Restate the lines word for word, from the first line of the records through the line containing "import seaborn as sns". Leave out the pictures and anything after that line.

++++ Data excerpts

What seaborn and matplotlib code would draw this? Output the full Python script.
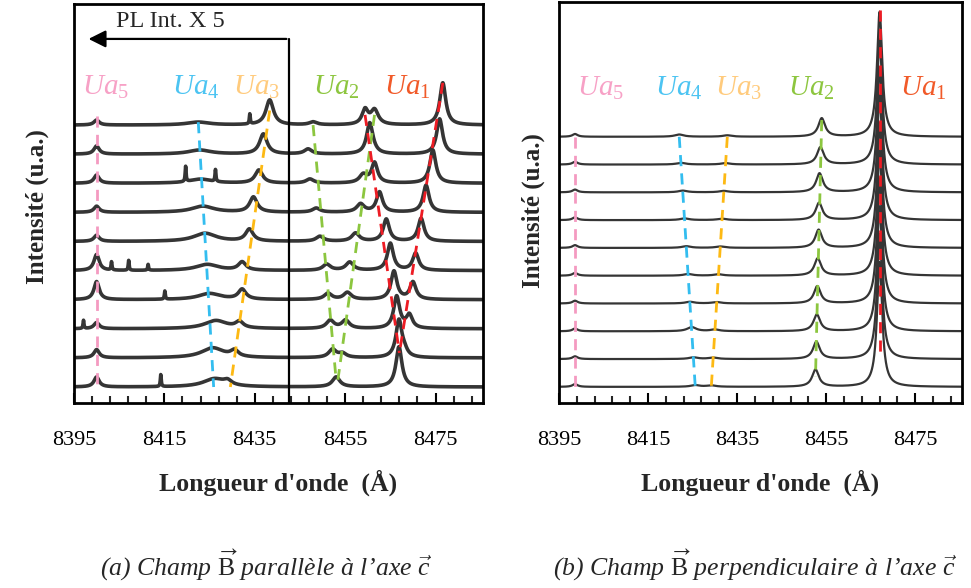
import numpy as np
import pandas as pd
import matplotlib
matplotlib.use('Agg')
import matplotlib.pyplot as plt
from matplotlib.ticker import FixedLocator
import seaborn as sns

# --- Donnees (trace 0 = en bas, trace 9 = en haut) ---
# (a) champ B parallele a c  (intensites en unites de decalage vertical)
a_ua1_low_pos = [8466.9, 8466.9, 8466.4, 8465.8, 8465.0, 8464.1, 8462.6, 8461.5, 8460.4, 8459.4]
a_ua1_low_h = [1.38, 1.28, 1.10, 0.97, 0.93, 0.76, 0.69, 0.69, 0.93, 0.50]
a_ua1_high_pos = [8466.9, 8468.1, 8469.2, 8470.0, 8470.6, 8471.8, 8472.9, 8474.4, 8475.9, 8476.6]
a_ua1_high_h = [0.0, 0.17, 0.45, 0.59, 0.59, 0.79, 0.93, 1.14, 1.21, 1.45]
a_ua2_low_pos = [8453.0, 8452.2, 8451.7, 8451.2, 8450.9, 8449.4, 8448.6, 8447.2, 8446.8, 8447.9]
a_ua2_low_h = [0.34, 0.28, 0.28, 0.21, 0.21, 0.17, 0.14, 0.14, 0.17, 0.10]
a_ua2_high_pos = [8453.0, 8454.4, 8455.1, 8455.5, 8456.0, 8457.3, 8458.4, 8459.0, 8460.8, 8461.5]
a_ua2_high_h = [0.0, 0.14, 0.28, 0.24, 0.28, 0.28, 0.28, 0.28, 0.17, 0.50]
a_ua3_pos = [8429.0, 8430.5, 8431.6, 8432.2, 8432.2, 8433.8, 8434.7, 8435.9, 8436.9, 8438.3]
a_ua3_h = [0.14, 0.21, 0.21, 0.34, 0.28, 0.41, 0.52, 0.45, 0.69, 0.86]
a_ua4_pos = [8426.1, 8425.7, 8426.4, 8425.0, 8424.5, 8424.0, 8423.5, 8423.0, 8422.8, 8422.5]
a_ua4_h = [0.28, 0.34, 0.28, 0.21, 0.21, 0.28, 0.21, 0.14, 0.14, 0.10]
a_ua5_pos = [8400.0] * 10
a_ua5_h = [0.34, 0.28, 0.21, 0.62, 0.55, 0.21, 0.21, 0.28, 0.28, 0.17]
# pics fins parasites (trace, position, hauteur)
a_spike_trace = [7, 7, 4, 4, 4, 3, 0, 9, 2]
a_spike_pos = [8419.7, 8426.3, 8403.3, 8407.1, 8411.4, 8415.1, 8414.2, 8433.9, 8397.1]
a_spike_h = [0.52, 0.41, 0.28, 0.34, 0.20, 0.28, 0.41, 0.34, 0.28]

# (b) champ B perpendiculaire a c
b_ua1_pos = [8467.0, 8467.0, 8467.0, 8467.0, 8467.0, 8467.0, 8467.0, 8467.0, 8467.0, 8467.0]
b_ua1_h = [4.5, 4.5, 4.5, 4.5, 4.5, 4.5, 4.5, 4.5, 4.5, 4.5]
b_ua2_pos = [8452.6, 8452.8, 8452.9, 8453.0, 8453.1, 8453.3, 8453.4, 8453.5, 8453.7, 8454.0]
b_ua2_h = [0.62, 0.62, 0.60, 0.62, 0.62, 0.65, 0.62, 0.68, 0.62, 0.66]
b_ua3_pos = [8429.2, 8429.6, 8430.0, 8430.4, 8430.8, 8431.2, 8431.6, 8432.0, 8432.4, 8432.8]
b_ua3_h = [0.05, 0.05, 0.06, 0.05, 0.05, 0.05, 0.05, 0.05, 0.05, 0.05]
b_ua4_pos = [8425.6, 8425.2, 8424.8, 8424.4, 8424.0, 8423.6, 8423.2, 8422.8, 8422.4, 8422.0]
b_ua4_h = [0.06, 0.06, 0.15, 0.06, 0.06, 0.06, 0.06, 0.06, 0.06, 0.08]
b_ua5_pos = [8398.6] * 10
b_ua5_h = [0.10, 0.10, 0.10, 0.10, 0.10, 0.10, 0.10, 0.10, 0.10, 0.10]

n_traces = 10
x_min, x_max = 8395, 8485.5
major_ticks = [8395, 8415, 8435, 8455, 8475]

# lignes pointillees (lambda haut, lambda bas, y haut, y bas)
a_guides = {
    'ua5': ([8400.0, 8400.0], [9.3, 0.1], '#F49AC1'),
    'ua4': ([8422.5, 8425.9], [9.1, 0.0], '#33BDEF'),
    'ua3': ([8438.3, 8429.6], [9.5, 0.0], '#FDB913'),
    'ua2a': ([8447.9, 8453.0], [9.0, 0.25], '#8CC63F'),
    'ua2b': ([8461.5, 8453.4], [9.35, 0.25], '#8CC63F'),
    'ua1a': ([8459.4, 8467.0], [9.35, 1.17], '#ED1C24'),
    'ua1b': ([8476.6, 8467.0], [10.45, 1.17], '#ED1C24'),
}
b_guides = {
    'ua5': ([8398.6, 8398.6], [9.0, 0.0], '#F49AC1'),
    'ua4': ([8422.0, 8425.6], [9.0, 0.0], '#33BDEF'),
    'ua3': ([8432.8, 8429.2], [9.0, 0.0], '#FDB913'),
    'ua2': ([8454.0, 8452.6], [9.6, 0.36], '#8CC63F'),
    'ua1': ([8467.0, 8467.0], [13.56, 1.22], '#ED1C24'),
}

labels = [r'$Ua_{\mathit{5}}$', r'$Ua_{\mathit{4}}$', r'$Ua_{\mathit{3}}$',
          r'$Ua_{\mathit{2}}$', r'$Ua_{\mathit{1}}$']
label_colors = ['#F7A1C6', '#4CC4F2', '#FFCB7D', '#8DC63F', '#F15A29']
a_label_x = [8396.8, 8416.7, 8430.1, 8447.8, 8463.5]
b_label_x = [8399.0, 8416.6, 8430.0, 8446.5, 8471.6]


def lorentz(x, x0, h, g):
    return h * g ** 2 / ((x - x0) ** 2 + g ** 2)


wl = np.linspace(x_min, x_max, 2500)

rows = []
for i in range(n_traces):
    y = np.full_like(wl, float(i))
    y += lorentz(wl, a_ua1_low_pos[i], a_ua1_low_h[i], 0.8)
    y += lorentz(wl, a_ua1_high_pos[i], a_ua1_high_h[i], 0.8)
    y += lorentz(wl, a_ua2_low_pos[i], a_ua2_low_h[i], 1.0)
    y += lorentz(wl, a_ua2_high_pos[i], a_ua2_high_h[i], 1.0)
    y += lorentz(wl, a_ua3_pos[i], a_ua3_h[i], 1.0)
    y += lorentz(wl, a_ua4_pos[i], a_ua4_h[i], 3.0)
    y += lorentz(wl, a_ua5_pos[i], a_ua5_h[i], 0.7)
    for t, p, h in zip(a_spike_trace, a_spike_pos, a_spike_h):
        if t == i:
            y += lorentz(wl, p, h, 0.12)
    rows.append(pd.DataFrame({'panel': 'a', 'trace': i, 'wl': wl, 'intensite': y}))

    y = np.full_like(wl, float(i))
    y += lorentz(wl, b_ua1_pos[i], b_ua1_h[i], 0.7)
    y += lorentz(wl, b_ua2_pos[i], b_ua2_h[i], 0.9)
    y += lorentz(wl, b_ua3_pos[i], b_ua3_h[i], 1.2)
    y += lorentz(wl, b_ua4_pos[i], b_ua4_h[i], 1.2)
    y += lorentz(wl, b_ua5_pos[i], b_ua5_h[i], 0.7)
    rows.append(pd.DataFrame({'panel': 'b', 'trace': i, 'wl': wl, 'intensite': y}))

df = pd.concat(rows, ignore_index=True)

sns.set_theme(style='white')
plt.rcParams['font.family'] = ['Liberation Serif', 'DejaVu Serif']
plt.rcParams['mathtext.fontset'] = 'custom'
plt.rcParams['mathtext.rm'] = 'Liberation Serif'
plt.rcParams['mathtext.it'] = 'Liberation Serif:italic'
plt.rcParams['mathtext.bf'] = 'Liberation Serif:bold'

fig = plt.figure(figsize=(9.71, 5.88), dpi=100)
W, H = 971, 588
ax_a = fig.add_axes([74 / W, 1 - 403 / H, 409 / W, 399 / H])
ax_b = fig.add_axes([559 / W, 1 - 403 / H, 403 / W, 401 / H])

line_col = '#353535'
sns.lineplot(data=df[df['panel'] == 'a'], x='wl', y='intensite', units='trace',
             estimator=None, color=line_col, linewidth=2.6, ax=ax_a, sort=False)
sns.lineplot(data=df[df['panel'] == 'b'], x='wl', y='intensite', units='trace',
             estimator=None, color=line_col, linewidth=1.6, ax=ax_b, sort=False)

for ax, guides in [(ax_a, a_guides), (ax_b, b_guides)]:
    for key, (xs, ys, c) in guides.items():
        ax.plot(xs, ys, color=c, lw=2.0, dashes=(4, 2.6), zorder=5)

ax_a.set_ylim(-0.55, 13.16)
ax_b.set_ylim(-0.58, 13.85)

for ax in (ax_a, ax_b):
    ax.set_xlim(x_min, x_max)
    ax.set_xlabel('')
    ax.set_ylabel('')
    ax.set_yticks([])
    ax.xaxis.set_major_locator(FixedLocator(major_ticks))
    ax.xaxis.set_minor_locator(FixedLocator(np.arange(8399, 8485, 4)))
    ax.tick_params(axis='x', which='major', direction='in', length=7, width=1.5,
                   bottom=True, pad=20, labelsize=16, colors='black')
    ax.tick_params(axis='x', which='minor', direction='in', length=5, width=1.5, bottom=True)
    for s in ax.spines.values():
        s.set_visible(True)
        s.set_color('black')
        s.set_linewidth(2.0)

# etiquettes Ua
for lx, lab, c in zip(a_label_x, labels, label_colors):
    ax_a.text(lx, 10.3, lab, color=c, fontsize=21, ha='left', va='center')
for lx, lab, c in zip(b_label_x, labels, label_colors):
    ax_b.text(lx, 10.75, lab, color=c, fontsize=21, ha='left', va='center')

# zone x5
ax_a.plot([8442.5, 8442.5], [-0.55, 11.96], color='black', lw=1.6, clip_on=False)
ax_a.annotate('', xy=(8397.6, 11.96), xytext=(8442.5 + 0.12, 11.96),
              arrowprops=dict(arrowstyle='-|>', color='black', lw=1.6, mutation_scale=26))
ax_a.text(8416.4, 12.55, 'PL Int. X 5', fontsize=17.5, ha='center', va='center')

fig.text(37 / W, 1 - 207 / H, 'Intensité (u.a.)', rotation=90, fontsize=18,
         fontweight='bold', ha='center', va='center')
fig.text(533 / W, 1 - 211 / H, 'Intensité (u.a.)', rotation=90, fontsize=18,
         fontweight='bold', ha='center', va='center')
fig.text(278 / W, 1 - 483 / H, "Longueur d'onde  (Å)", fontsize=18.5,
         fontweight='bold', ha='center', va='center')
fig.text(760 / W, 1 - 483 / H, "Longueur d'onde  (Å)", fontsize=18.5,
         fontweight='bold', ha='center', va='center')
fig.text(266 / W, 1 - 565 / H,
         r"(a) Champ $\overrightarrow{\mathrm{B}}$ parallèle à l’axe $\vec{c}$",
         fontsize=18.5, style='italic', ha='center', va='center')
fig.text(755 / W, 1 - 565 / H,
         r"(b) Champ $\overrightarrow{\mathrm{B}}$ perpendiculaire à l’axe $\vec{c}$",
         fontsize=18.5, style='italic', ha='center', va='center')

fig.savefig('out.png', dpi=100, facecolor='white')
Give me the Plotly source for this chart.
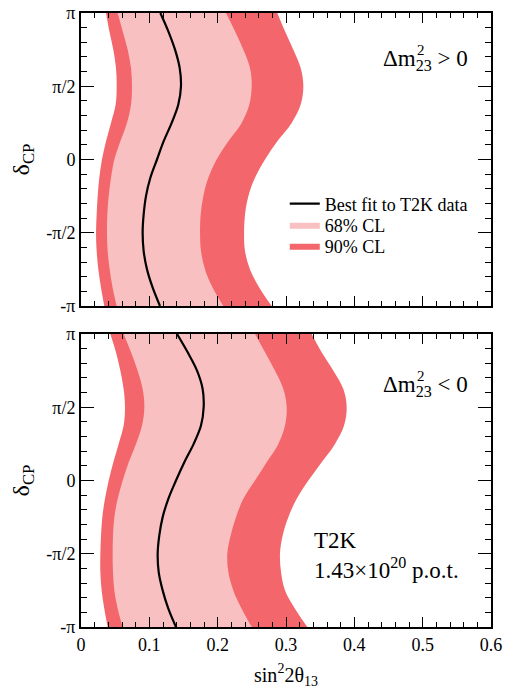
import numpy as np
import plotly.graph_objects as go
from plotly.subplots import make_subplots

PI = np.pi

# delta_CP sample levels (in units of pi), from +pi down to -pi in steps of pi/8
delta_frac = [1, 0.875, 0.75, 0.625, 0.5, 0.375, 0.25, 0.125, 0,
              -0.125, -0.25, -0.375, -0.5, -0.625, -0.75, -0.875, -1]
delta_cp = [f * PI for f in delta_frac]

# Normal hierarchy, Delta m^2_23 > 0 (top panel): sin^2 2theta13 boundaries
nh_90_left = [0.0366, 0.0415, 0.0473, 0.0512, 0.0522, 0.0507, 0.0439, 0.0366, 0.0307,
              0.0268, 0.0244, 0.0229, 0.0220, 0.0229, 0.0254, 0.0293, 0.0341]
nh_68_left = [0.0537, 0.0610, 0.0683, 0.0732, 0.0746, 0.0732, 0.0673, 0.0576, 0.0488,
              0.0439, 0.0405, 0.0385, 0.0380, 0.0390, 0.0420, 0.0463, 0.0522]
nh_best = [0.1161, 0.1278, 0.1376, 0.1444, 0.1463, 0.1424, 0.1327, 0.1210, 0.1112,
           0.1015, 0.0951, 0.0917, 0.0902, 0.0917, 0.0966, 0.1049, 0.1156]
nh_68_right = [0.2122, 0.2254, 0.2376, 0.2473, 0.2498, 0.2463, 0.2351, 0.2156, 0.1985,
               0.1863, 0.1790, 0.1751, 0.1742, 0.1756, 0.1815, 0.1927, 0.2083]
nh_90_right = [0.2873, 0.2985, 0.3107, 0.3215, 0.3254, 0.3215, 0.3083, 0.2873, 0.2693,
               0.2546, 0.2449, 0.2400, 0.2386, 0.2400, 0.2473, 0.2610, 0.2790]

# Inverted hierarchy, Delta m^2_23 < 0 (bottom panel)
ih_90_left = [0.0429, 0.0512, 0.0576, 0.0624, 0.0644, 0.0624, 0.0551, 0.0473, 0.0405,
              0.0351, 0.0312, 0.0293, 0.0283, 0.0283, 0.0302, 0.0341, 0.0390]
ih_68_left = [0.0624, 0.0732, 0.0829, 0.0902, 0.0927, 0.0893, 0.0805, 0.0698, 0.0610,
              0.0537, 0.0488, 0.0468, 0.0463, 0.0468, 0.0488, 0.0537, 0.0610]
ih_best = [0.1405, 0.1561, 0.1698, 0.1780, 0.1795, 0.1756, 0.1649, 0.1512, 0.1390,
           0.1278, 0.1195, 0.1146, 0.1122, 0.1137, 0.1195, 0.1278, 0.1390]
ih_68_right = [0.2546, 0.2693, 0.2839, 0.2961, 0.3010, 0.2985, 0.2888, 0.2717, 0.2546,
               0.2376, 0.2268, 0.2190, 0.2141, 0.2156, 0.2229, 0.2351, 0.2498]
ih_90_right = [0.3376, 0.3522, 0.3693, 0.3839, 0.3888, 0.3849, 0.3717, 0.3522, 0.3327,
               0.3157, 0.3034, 0.2951, 0.2912, 0.2927, 0.2986, 0.3132, 0.3312]

# Axis ticks
x_major = [0, 0.1, 0.2, 0.3, 0.4, 0.5, 0.6]
x_major_text = ["0", "0.1", "0.2", "0.3", "0.4", "0.5", "0.6"]
y_major = [-PI, -PI / 2, 0, PI / 2, PI]
y_major_text = ["-π", "-π/2", "0", "π/2", "π"]
y_minor = [k * PI / 10 for k in range(-10, 11)]

COL90 = "#F3676C"
COL68 = "#F9C0C1"
FONT = "Liberation Serif"

fig = make_subplots(rows=2, cols=1)

panels = [
    (1, nh_90_left, nh_90_right, nh_68_left, nh_68_right, nh_best, True),
    (2, ih_90_left, ih_90_right, ih_68_left, ih_68_right, ih_best, False),
]

for row, l90, r90, l68, r68, best, leg in panels:
    fig.add_trace(go.Scatter(x=l90, y=delta_cp, mode="lines", line=dict(width=0, color=COL90, shape="spline"),
                             showlegend=False, hoverinfo="skip"), row=row, col=1)
    fig.add_trace(go.Scatter(x=r90, y=delta_cp, mode="lines", line=dict(width=0, color=COL90, shape="spline"),
                             fill="tonextx", fillcolor=COL90, name="90% CL", showlegend=leg, legend="legend3",
                             hoverinfo="skip"), row=row, col=1)
    fig.add_trace(go.Scatter(x=l68, y=delta_cp, mode="lines", line=dict(width=0, color=COL68, shape="spline"),
                             showlegend=False, hoverinfo="skip"), row=row, col=1)
    fig.add_trace(go.Scatter(x=r68, y=delta_cp, mode="lines", line=dict(width=0, color=COL68, shape="spline"),
                             fill="tonextx", fillcolor=COL68, name="68% CL", showlegend=leg, legend="legend2",
                             hoverinfo="skip"), row=row, col=1)
    fig.add_trace(go.Scatter(x=best, y=delta_cp, mode="lines", line=dict(width=2.2, color="black", shape="spline"),
                             name="Best fit to T2K data", showlegend=leg, legend="legend"), row=row, col=1)

axis_common = dict(showline=True, linewidth=2, linecolor="black", mirror="ticks", ticks="inside",
                   tickwidth=1.4, tickcolor="black", showgrid=False, zeroline=False, automargin=False,
                   tickfont=dict(family=FONT, size=18, color="black"))

for row in (1, 2):
    fig.update_xaxes(range=[0, 0.6], tickmode="array", tickvals=x_major, ticktext=x_major_text,
                     ticklen=10, showticklabels=(row == 2),
                     minor=dict(ticks="inside", ticklen=5, tickwidth=1.2, tickcolor="black",
                                tick0=0, dtick=0.02, showgrid=False),
                     **axis_common, row=row, col=1)
    fig.update_yaxes(range=[-PI, PI], tickmode="array", tickvals=y_major, ticktext=y_major_text,
                     ticklen=13,
                     minor=dict(ticks="inside", ticklen=6, tickwidth=1.2, tickcolor="black",
                                tickmode="array", tickvals=y_minor, showgrid=False),
                     title=dict(text="δ<sub>CP</sub>", font=dict(family=FONT, size=24, color="black"), standoff=10),
                     **axis_common, row=row, col=1)

fig.update_xaxes(title=dict(text="sin<sup>2</sup>2θ<sub>13</sub>", font=dict(family=FONT, size=20, color="black"),
                            standoff=14), row=2, col=1)

fig.update_layout(
    yaxis=dict(domain=[0.5228, 1.0]),
    yaxis2=dict(domain=[0.0, 0.4772]),
)

annotations = [
    dict(text="Δm<sub>23</sub> > 0", x=0.949, y=0.9235, xanchor="right", yanchor="middle", size=23),
    dict(text="2", x=0.8146, y=0.94, xanchor="left", yanchor="middle", size=15),
    dict(text="Δm<sub>23</sub> < 0", x=0.949, y=0.3925, xanchor="right", yanchor="middle", size=23),
    dict(text="2", x=0.8146, y=0.409, xanchor="left", yanchor="middle", size=15),
    dict(text="T2K<br>1.43×10<sup>20</sup> p.o.t.", x=0.564, y=0.117, xanchor="left", yanchor="middle", size=23,
         align="left"),
]
for a in annotations:
    fig.add_annotation(text=a["text"], x=a["x"], y=a["y"], xref="paper", yref="paper",
                       xanchor=a["xanchor"], yanchor=a["yanchor"], showarrow=False,
                       align=a.get("align", "center"),
                       font=dict(family=FONT, size=a["size"], color="black"))

leg_common = dict(x=0.497, xanchor="left", yanchor="middle", bgcolor="rgba(0,0,0,0)",
                  font=dict(family=FONT, size=18, color="black"), itemwidth=30)

fig.update_layout(
    width=505, height=694,
    margin=dict(l=81, r=14, t=13, b=67, autoexpand=False),
    paper_bgcolor="white", plot_bgcolor="white",
    font=dict(family=FONT, size=18, color="black"),
    legend=dict(y=0.6889, **leg_common),
    legend2=dict(y=0.6547, **leg_common),
    legend3=dict(y=0.6205, **leg_common),
)

fig.write_html("out.html", config={"displayModeBar": False},
               post_script="document.body.style.margin='0px';")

++++++++

• _Task solution_:
What seaborn and matplotlib code would draw this? Output the full Python script.
import numpy as np
import pandas as pd
import matplotlib
matplotlib.use('Agg')
import matplotlib.pyplot as plt
from matplotlib.ticker import FixedLocator
import seaborn as sns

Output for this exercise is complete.